O Holodomor: A Tragédia Ucraniana

Entre 1932 e 1933, a Ucrânia, uma das principais regiões agrícolas da URSS, foi devastada pelo Holodomor, uma fome artificial que matou milhões de pessoas. Embora a coletivização tenha causado dificuldades em várias regiões soviéticas, a Ucrânia sofreu de maneira desproporcional devido a políticas específicas impostas pelo regime.

O governo elevou as cotas de requisição de grãos a níveis impossíveis, mesmo diante de colheitas reduzidas, confiscando não apenas cereais, mas também sementes e alimentos armazenados pelas famílias.

Aldeias inteiras foram isoladas, e a mobilidade dos camponeses foi restringida, impedindo-os de buscar ajuda. As estimativas sobre o número de vítimas variam, mas estudos recentes apontam entre 3,5 e 7 milhões de mortes na Ucrânia, com impactos demográficos profundos.

O Holodomor não foi apenas uma consequência da má gestão econômica, mas uma política deliberada para quebrar a resistência ucraniana, que incluía movimentos nacionalistas e oposição à coletivização.

O regime soviético negou a existência da fome e proibiu qualquer menção pública ao tema, enquanto continuava a exportar grãos para o exterior. A fome também teve consequências culturais e sociais duradouras.

A destruição da elite rural ucraniana, a repressão de intelectuais e a imposição do idioma russo em instituições públicas enfraqueceram a identidade nacional ucraniana.

O Holodomor é reconhecido hoje por muitos países, incluindo o Canadá, Austrália e Ucrânia, como um genocídio, embora a Rússia e alguns outros Estados contestem essa classificação.

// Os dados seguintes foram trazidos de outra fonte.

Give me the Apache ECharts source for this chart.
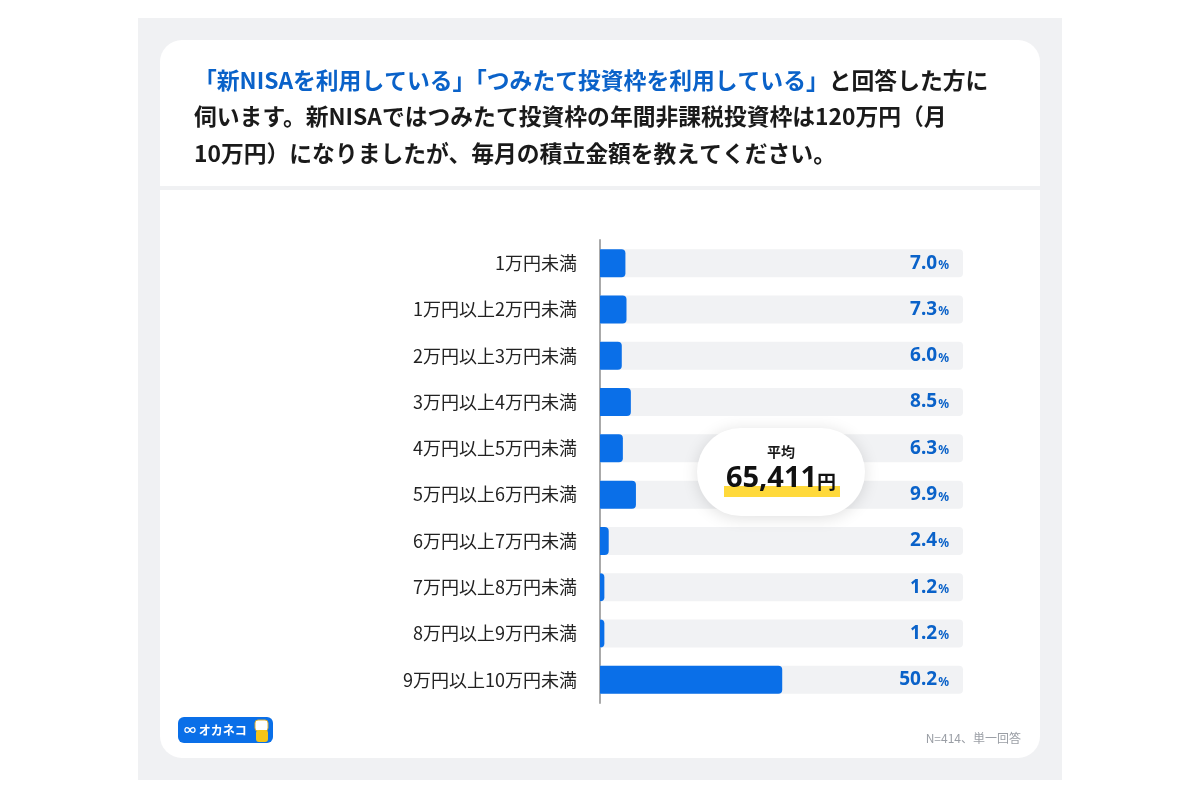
<!DOCTYPE html>
<html><head><meta charset="utf-8">
<script src="https://cdn.jsdelivr.net/npm/echarts@6/dist/echarts.min.js"></script>
<style>html,body{margin:0;padding:0;background:#fff}#c{width:1200px;height:800px}</style>
</head><body><div id="c"></div>
<script>
const categories = ['1万円未満','1万円以上2万円未満','2万円以上3万円未満','3万円以上4万円未満','4万円以上5万円未満','5万円以上6万円未満','6万円以上7万円未満','7万円以上8万円未満','8万円以上9万円未満','9万円以上10万円未満'];
const values = [7.0, 7.3, 6.0, 8.5, 6.3, 9.9, 2.4, 1.2, 1.2, 50.2];
const fullScale = categories.map(() => 100);
const averageText = '65,411';
const titleBlue = '「新NISAを利用している」「つみたて投資枠を利用している」';
const titleRest1 = 'と回答した方に';
const titleLine2 = '伺います。新NISAではつみたて投資枠の年間非課税投資枠は120万円（月';
const titleLine3 = '10万円）になりましたが、毎月の積立金額を教えてください。';
const noteText = 'N=414、単一回答';

const FONT = '"Noto Sans CJK JP", "Noto Sans", sans-serif';
const chart = echarts.init(document.getElementById('c'));
chart.setOption({
  backgroundColor: '#ffffff',
  textStyle: { fontFamily: FONT },
  title: {
    left: 189, top: 57,
    text: '{b|' + titleBlue + '}{k|' + titleRest1 + '}\n{k|' + titleLine2 + '}\n{k|' + titleLine3 + '}',
    textStyle: {
      fontFamily: FONT,
      rich: {
        b: { color: '#0a62c9', fontSize: 22.8, fontWeight: 'bold', lineHeight: 36.5, fontFamily: FONT },
        k: { color: '#1a1a1a', fontSize: 22.8, fontWeight: 'bold', lineHeight: 36.5, fontFamily: FONT }
      }
    }
  },
  graphic: [
    { type: 'rect', z: -10, shape: { x: 138, y: 18, width: 924, height: 762 }, style: { fill: '#f0f1f3' } },
    { type: 'rect', z: -9, shape: { x: 160, y: 40, width: 880, height: 718, r: 22 }, style: { fill: '#ffffff' } },
    { type: 'rect', z: -8, shape: { x: 160, y: 186, width: 880, height: 4 }, style: { fill: '#f0f1f3' } },
    // average bubble
    { type: 'rect', z: 20, shape: { x: 697, y: 428, width: 168, height: 88, r: 44 },
      style: { fill: '#ffffff', shadowBlur: 16, shadowColor: 'rgba(0,0,0,0.13)', shadowOffsetY: 2 } },
    { type: 'rect', z: 21, shape: { x: 724, y: 486, width: 116, height: 11 }, style: { fill: '#ffd93b' } },
    { type: 'text', z: 22, x: 781, y: 452, style: { text: '平均', fill: '#1a1a1a', font: 'bold 14px ' + FONT, textAlign: 'center', textVerticalAlign: 'middle' } },
    { type: 'text', z: 22, x: 781, y: 479, style: { text: '{n|' + averageText + '}{u|円}', textAlign: 'center', textVerticalAlign: 'middle',
        rich: { n: { fontSize: 29, fontWeight: 'bold', fill: '#111', fontFamily: '"Noto Sans", sans-serif' }, u: { fontSize: 19, fontWeight: 'bold', fill: '#111', fontFamily: FONT, padding: [6,0,0,0] } } } },
    // logo
    { type: 'rect', z: 10, shape: { x: 178, y: 717, width: 95, height: 26, r: 6 }, style: { fill: '#0a6fe8' } },
    { type: 'text', z: 11, x: 184, y: 730, style: { text: '∞ オカネコ', fill: '#ffffff', font: 'bold 12px ' + FONT, textVerticalAlign: 'middle' } },
    { type: 'rect', z: 11, shape: { x: 255, y: 720, width: 13, height: 11, r: 3 }, style: { fill: '#ffffff', stroke: '#e0b030', lineWidth: 1 } },
    { type: 'rect', z: 11, shape: { x: 256, y: 730, width: 12, height: 12, r: 3 }, style: { fill: '#f5c518' } },
    { type: 'text', z: 10, x: 1021, y: 738, style: { text: noteText, fill: '#9a9ea5', font: '12px ' + FONT, textAlign: 'right', textVerticalAlign: 'middle' } }
  ],
  grid: { left: 600, right: 237, top: 240, bottom: 97, containLabel: false },
  xAxis: { type: 'value', min: 0, max: 100, show: false },
  yAxis: {
    type: 'category', data: categories, inverse: true,
    axisLine: { show: true, lineStyle: { color: '#aaaaaa', width: 2 } },
    axisTick: { show: false },
    axisLabel: { color: '#222222', fontSize: 18, margin: 23, fontFamily: FONT }
  },
  series: [
    {
      type: 'bar', data: fullScale, barWidth: 28, silent: true,
      itemStyle: { color: '#f1f2f4', borderRadius: [0, 4, 4, 0] },
      label: {
        show: true, position: 'insideRight', distance: 14,
        formatter: p => '{v|' + values[p.dataIndex].toFixed(1) + '}{p|%}',
        rich: {
          v: { color: '#0a62c9', fontSize: 19, fontWeight: 'bold', fontFamily: '"Noto Sans", sans-serif' },
          p: { color: '#0a62c9', fontSize: 12, fontWeight: 'bold', fontFamily: '"Noto Sans", sans-serif', padding: [5, 0, 0, 1] }
        }
      },
      z: 2
    },
    {
      type: 'bar', data: values, barWidth: 28, barGap: '-100%',
      itemStyle: { color: '#0a6fe8', borderRadius: [0, 4, 4, 0] },
      z: 3
    }
  ]
});
</script></body></html>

Contexto Internacional e Impacto Global

Enquanto a URSS enfrentava essa crise interna, o mundo passava pela Grande Depressão, o que aumentava a demanda por grãos soviéticos no mercado internacional. Apesar da fome generalizada, o governo de Stálin priorizou as exportações para financiar a industrialização, agravando a escassez interna.

A comunidade internacional teve conhecimento limitado do Holodomor na época, devido à censura soviética e à relutância de alguns governos ocidentais em confrontar a URSS, que começava a se posicionar como uma potência global.

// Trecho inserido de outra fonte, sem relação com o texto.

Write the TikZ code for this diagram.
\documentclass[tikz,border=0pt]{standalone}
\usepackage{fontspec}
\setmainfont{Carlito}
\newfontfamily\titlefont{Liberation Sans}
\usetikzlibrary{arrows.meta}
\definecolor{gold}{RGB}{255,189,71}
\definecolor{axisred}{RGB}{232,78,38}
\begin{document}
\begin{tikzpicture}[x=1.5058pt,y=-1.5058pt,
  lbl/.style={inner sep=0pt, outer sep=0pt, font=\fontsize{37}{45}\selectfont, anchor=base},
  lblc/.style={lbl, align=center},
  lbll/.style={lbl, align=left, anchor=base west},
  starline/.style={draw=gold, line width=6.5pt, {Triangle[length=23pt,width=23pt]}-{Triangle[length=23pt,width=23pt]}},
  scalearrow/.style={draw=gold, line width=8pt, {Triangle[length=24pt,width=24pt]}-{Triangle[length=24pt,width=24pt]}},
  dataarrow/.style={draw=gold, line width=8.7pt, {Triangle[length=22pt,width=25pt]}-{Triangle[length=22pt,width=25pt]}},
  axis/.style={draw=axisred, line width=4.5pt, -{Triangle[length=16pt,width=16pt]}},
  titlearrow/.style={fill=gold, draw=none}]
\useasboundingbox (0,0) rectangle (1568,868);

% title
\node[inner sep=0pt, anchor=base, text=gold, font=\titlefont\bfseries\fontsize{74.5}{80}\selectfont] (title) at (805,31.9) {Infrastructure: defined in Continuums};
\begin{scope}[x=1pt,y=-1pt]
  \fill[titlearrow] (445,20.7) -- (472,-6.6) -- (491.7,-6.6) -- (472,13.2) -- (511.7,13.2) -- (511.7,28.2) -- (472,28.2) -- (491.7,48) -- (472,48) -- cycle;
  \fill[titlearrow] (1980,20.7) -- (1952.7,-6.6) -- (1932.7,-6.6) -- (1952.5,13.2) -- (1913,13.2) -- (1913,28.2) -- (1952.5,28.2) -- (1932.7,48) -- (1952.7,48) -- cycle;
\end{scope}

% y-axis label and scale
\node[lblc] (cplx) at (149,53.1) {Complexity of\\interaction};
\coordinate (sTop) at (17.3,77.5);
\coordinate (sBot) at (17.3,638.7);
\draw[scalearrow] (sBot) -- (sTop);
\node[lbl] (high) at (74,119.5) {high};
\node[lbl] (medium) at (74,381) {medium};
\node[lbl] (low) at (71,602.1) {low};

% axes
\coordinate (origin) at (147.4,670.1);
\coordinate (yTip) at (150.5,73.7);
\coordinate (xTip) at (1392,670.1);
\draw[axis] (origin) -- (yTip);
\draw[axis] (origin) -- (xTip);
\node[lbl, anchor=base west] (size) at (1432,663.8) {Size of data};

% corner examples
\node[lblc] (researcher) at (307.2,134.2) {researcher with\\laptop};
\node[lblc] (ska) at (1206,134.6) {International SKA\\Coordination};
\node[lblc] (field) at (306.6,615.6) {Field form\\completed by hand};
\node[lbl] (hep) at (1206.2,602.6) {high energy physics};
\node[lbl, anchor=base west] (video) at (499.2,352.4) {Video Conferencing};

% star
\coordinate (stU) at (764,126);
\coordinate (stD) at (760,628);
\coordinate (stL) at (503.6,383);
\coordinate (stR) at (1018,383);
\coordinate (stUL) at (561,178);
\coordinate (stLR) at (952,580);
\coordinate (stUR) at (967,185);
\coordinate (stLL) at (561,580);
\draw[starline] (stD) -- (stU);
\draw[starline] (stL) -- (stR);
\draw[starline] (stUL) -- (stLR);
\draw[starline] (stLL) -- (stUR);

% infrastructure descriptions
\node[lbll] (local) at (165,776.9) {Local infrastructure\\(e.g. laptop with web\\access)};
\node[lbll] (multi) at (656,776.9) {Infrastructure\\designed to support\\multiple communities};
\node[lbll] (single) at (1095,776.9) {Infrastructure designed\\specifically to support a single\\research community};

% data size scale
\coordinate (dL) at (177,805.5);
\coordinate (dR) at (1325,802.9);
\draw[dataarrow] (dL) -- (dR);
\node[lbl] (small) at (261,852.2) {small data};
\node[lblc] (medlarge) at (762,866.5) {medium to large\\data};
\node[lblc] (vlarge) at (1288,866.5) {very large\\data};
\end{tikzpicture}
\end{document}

Jornalistas como Gareth Jones tentaram expor a fome, mas enfrentaram descrédito, enquanto outros, como Walter Duranty, do The New York Times, minimizaram a crise, influenciados pela propaganda soviética.

Apenas décadas mais tarde, com a abertura de arquivos soviéticos e o trabalho de historiadores como Robert Conquest, o Holodomor ganhou maior visibilidade no Ocidente.

Legado e Percepção Contemporânea

A Grande Viragem e o Holodomor deixaram marcas profundas na história da URSS e, em particular, da Ucrânia. A coletivização alcançou alguns de seus objetivos econômicos, como o aumento da produção industrial e a consolidação do controle estatal, mas a um custo humano incalculável.

A agricultura soviética permaneceu ineficiente por décadas, e as cicatrizes sociais das deportações e da fome persistem até hoje. Na Ucrânia, o Holodomor é um símbolo de sofrimento e resistência, central para a identidade nacional moderna.

No Brasil e em outros países, o debate sobre o comunismo muitas vezes ignora ou simplifica esses eventos históricos, com visões polarizadas que variam entre a idealização do socialismo e a condenação absoluta de suas práticas.

Para compreender o impacto do Holodomor e da Grande Viragem, é essencial recorrer a fontes históricas confiáveis e reconhecer a complexidade das políticas stalinistas, que combinaram ambição modernizadora com repressão brutal.